Tomieka Johnson was sentenced to 50 years behind bars by a California court in 2012 after she killed her abusive husband during a physical altercation. Johnson, a former highway patrol officer, told RT that she shared a cell with with a transgender prisoner who was “very violent and very vulgar.” The inmate would reportedly force women in the prison to clean the bathroom and wash the floors, leading to interactions that reminded Johnson of the domestic abuse she once suffered.
And although the inmate in question identified as a woman, the biological male allegedly had a girlfriend whom he would “beat” and “choke” regularly. According to Johnson, the prisoner in question sometimes became violent if his ‘girlfriend’ rejected his sexual advances.
“It would be, she didn’t want to be romantic and he would get angry and attack her… She never reported it,” Johnson told RT.
She believes that she was chosen to bunk with the transgender inmate because the guards in the prison thought it would be a good “joke” to make a former police officer share a cell with a biological male.
“I felt hopeless. I felt trapped,” she said of the experience.

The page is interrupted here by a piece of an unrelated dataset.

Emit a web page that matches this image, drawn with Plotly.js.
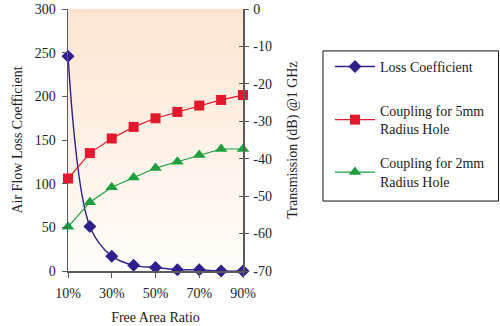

At the start of this year, California passed legislation allowing trans inmates to request transfer to facilities that align with their gender identity. Since then, around 300 such requests have been submitted, with not a single request having been rejected as of June.
The policy was likely the result of politicians paying lip service to the LGBT community, which has been able to “pool resources” to exert political power in the state, Johnson said. She stressed that while some officials undoubtedly wanted to adopt policies that would keep everyone “safe,” authorities were clearly being left in the dark about what the policy meant for female inmates.